I am a 28 year old wife, not a mother yet, but I feel I should respond as a child whose mother was a STAHM and then went back to work. I honestly feel like her going back to work was the best decision for her and the family. She was a STAHM until both of my sisters were grown and moved out, but I became a latch key kid at 11. The adjustment was tough, I am not going to lie. The first few weeks I kept forgetting my keys more often than not, but after a while I learned and now I never lose or forget anything, let alone my keys. It was during those years that I also learned how to cook and do laundry, and as a teen when I couldn't get a ride to the mall, I picked up a bus schedule and got there myself.

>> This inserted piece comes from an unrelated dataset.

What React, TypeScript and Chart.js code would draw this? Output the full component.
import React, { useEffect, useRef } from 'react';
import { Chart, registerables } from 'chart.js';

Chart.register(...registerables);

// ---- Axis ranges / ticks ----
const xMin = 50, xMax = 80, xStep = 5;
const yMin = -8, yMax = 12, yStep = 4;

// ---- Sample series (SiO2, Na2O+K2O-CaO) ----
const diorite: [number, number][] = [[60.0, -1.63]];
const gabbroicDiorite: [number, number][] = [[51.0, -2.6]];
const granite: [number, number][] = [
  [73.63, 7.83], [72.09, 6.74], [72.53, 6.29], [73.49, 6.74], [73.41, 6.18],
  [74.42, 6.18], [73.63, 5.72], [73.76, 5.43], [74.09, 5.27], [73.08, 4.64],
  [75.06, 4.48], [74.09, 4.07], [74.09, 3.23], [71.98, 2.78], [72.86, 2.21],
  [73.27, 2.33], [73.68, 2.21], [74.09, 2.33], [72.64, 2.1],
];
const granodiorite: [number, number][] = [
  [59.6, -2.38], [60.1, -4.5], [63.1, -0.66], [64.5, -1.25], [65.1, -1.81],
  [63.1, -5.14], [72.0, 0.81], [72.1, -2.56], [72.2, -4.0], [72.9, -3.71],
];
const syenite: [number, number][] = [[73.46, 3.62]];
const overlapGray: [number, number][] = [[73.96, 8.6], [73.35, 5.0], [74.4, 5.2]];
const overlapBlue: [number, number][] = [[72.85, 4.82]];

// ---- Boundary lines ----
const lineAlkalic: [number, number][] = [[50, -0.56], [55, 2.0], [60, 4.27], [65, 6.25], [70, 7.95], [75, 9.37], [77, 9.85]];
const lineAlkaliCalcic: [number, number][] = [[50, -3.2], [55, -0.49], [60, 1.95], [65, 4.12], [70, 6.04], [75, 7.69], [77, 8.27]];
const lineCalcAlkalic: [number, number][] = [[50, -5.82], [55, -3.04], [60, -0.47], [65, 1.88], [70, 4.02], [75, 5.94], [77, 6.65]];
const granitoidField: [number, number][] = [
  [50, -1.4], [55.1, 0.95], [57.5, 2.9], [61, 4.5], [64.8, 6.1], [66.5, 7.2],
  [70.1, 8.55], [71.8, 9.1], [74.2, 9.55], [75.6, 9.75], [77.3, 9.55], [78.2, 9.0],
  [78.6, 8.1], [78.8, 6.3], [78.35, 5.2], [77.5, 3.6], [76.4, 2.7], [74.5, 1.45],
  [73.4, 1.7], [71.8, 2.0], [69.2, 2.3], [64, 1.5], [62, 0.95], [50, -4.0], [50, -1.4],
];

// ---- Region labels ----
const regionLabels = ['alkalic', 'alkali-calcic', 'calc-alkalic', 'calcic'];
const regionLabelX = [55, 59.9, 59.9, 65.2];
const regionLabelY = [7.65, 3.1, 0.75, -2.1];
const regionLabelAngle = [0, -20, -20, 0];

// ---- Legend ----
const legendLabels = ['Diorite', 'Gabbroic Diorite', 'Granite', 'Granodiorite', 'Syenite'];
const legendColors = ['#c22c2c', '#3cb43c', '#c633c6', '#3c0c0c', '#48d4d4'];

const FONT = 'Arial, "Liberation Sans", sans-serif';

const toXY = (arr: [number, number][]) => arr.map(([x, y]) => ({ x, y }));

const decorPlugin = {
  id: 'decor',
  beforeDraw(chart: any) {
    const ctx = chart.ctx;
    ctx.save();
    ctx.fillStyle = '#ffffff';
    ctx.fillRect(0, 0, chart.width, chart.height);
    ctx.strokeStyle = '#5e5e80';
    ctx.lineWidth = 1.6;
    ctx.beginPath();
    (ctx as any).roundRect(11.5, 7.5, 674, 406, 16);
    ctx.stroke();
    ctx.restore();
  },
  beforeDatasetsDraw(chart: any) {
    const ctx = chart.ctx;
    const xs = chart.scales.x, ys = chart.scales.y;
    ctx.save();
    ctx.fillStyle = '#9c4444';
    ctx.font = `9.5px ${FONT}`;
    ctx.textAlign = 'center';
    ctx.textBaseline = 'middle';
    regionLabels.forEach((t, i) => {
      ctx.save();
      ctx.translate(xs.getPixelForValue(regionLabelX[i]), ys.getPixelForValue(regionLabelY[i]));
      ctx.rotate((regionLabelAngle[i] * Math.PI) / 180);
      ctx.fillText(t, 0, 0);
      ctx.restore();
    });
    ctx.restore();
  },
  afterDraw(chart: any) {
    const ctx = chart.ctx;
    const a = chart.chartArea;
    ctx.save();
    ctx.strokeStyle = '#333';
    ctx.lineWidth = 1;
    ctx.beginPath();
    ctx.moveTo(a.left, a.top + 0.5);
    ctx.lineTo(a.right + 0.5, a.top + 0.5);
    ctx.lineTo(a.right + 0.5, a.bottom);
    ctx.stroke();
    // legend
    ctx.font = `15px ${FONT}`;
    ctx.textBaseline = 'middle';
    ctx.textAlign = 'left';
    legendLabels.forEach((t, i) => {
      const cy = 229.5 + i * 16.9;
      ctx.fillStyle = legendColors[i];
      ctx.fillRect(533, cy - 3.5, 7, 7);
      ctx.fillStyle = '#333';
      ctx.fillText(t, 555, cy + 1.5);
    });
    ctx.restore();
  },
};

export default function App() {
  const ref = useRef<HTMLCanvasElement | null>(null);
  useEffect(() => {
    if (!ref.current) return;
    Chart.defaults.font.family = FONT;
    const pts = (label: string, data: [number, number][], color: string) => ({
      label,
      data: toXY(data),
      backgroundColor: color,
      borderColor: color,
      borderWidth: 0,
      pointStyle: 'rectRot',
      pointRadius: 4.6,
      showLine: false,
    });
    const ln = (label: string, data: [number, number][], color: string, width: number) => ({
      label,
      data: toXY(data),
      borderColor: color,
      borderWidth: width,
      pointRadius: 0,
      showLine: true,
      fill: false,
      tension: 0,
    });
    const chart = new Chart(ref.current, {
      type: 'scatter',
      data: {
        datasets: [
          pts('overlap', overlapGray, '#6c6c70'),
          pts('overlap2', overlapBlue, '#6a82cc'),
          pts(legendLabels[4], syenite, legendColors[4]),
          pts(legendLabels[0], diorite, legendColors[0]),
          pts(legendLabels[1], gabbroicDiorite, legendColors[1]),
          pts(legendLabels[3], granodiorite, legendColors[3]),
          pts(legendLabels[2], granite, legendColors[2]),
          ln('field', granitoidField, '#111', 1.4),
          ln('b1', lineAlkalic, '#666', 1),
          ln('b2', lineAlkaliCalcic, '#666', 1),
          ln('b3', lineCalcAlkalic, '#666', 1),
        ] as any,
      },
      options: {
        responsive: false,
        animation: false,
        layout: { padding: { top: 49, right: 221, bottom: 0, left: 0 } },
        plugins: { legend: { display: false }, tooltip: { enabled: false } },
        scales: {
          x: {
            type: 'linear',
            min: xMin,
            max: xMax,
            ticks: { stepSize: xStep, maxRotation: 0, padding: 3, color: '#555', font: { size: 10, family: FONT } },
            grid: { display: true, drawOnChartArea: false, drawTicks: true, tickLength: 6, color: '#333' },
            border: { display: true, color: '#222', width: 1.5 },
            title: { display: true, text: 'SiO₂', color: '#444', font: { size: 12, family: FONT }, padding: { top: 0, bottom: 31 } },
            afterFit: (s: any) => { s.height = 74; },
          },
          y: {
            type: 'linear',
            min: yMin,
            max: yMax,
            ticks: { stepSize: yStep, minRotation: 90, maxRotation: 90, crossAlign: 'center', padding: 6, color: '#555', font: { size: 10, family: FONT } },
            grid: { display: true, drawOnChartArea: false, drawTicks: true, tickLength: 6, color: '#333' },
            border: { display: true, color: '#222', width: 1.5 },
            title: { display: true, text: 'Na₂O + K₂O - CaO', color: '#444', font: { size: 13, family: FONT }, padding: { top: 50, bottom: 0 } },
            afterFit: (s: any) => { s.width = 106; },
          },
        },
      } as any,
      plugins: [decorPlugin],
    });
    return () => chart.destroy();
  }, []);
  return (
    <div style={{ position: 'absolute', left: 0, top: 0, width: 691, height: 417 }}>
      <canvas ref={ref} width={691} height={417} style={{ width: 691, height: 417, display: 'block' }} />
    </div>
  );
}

Compared to my older sisters, I had an easier adjustment into college and taking care of myself. I planned a trip to London by myself and have driven across the USA all on my own. My parents never worry about me taking care of things, and although I am the youngest, I am usually thought of as the most responsible and trustworthy sibling, whereas my sister cannot take a train from Providence to Boston by herself.
My mother was also happier during that time. She made friends and had interesting stories to share about her work day. To all the STAHM's out there, I am glad that my mother was home to care for me during my younger years, and if it is feasible for you to do, I would encourage it. But I honestly attribute a large part of my personal growth to my mother going back to work. Sometimes being a good parent means letting them go to find their own way.
I asked my teens last night for the honest to God truth. They said they loved going to day care. It was a good one and they had a lot of fun there. They also said they would definitely send their kids. I told them that if that was their plan then they would need to get a good job because it is expensive.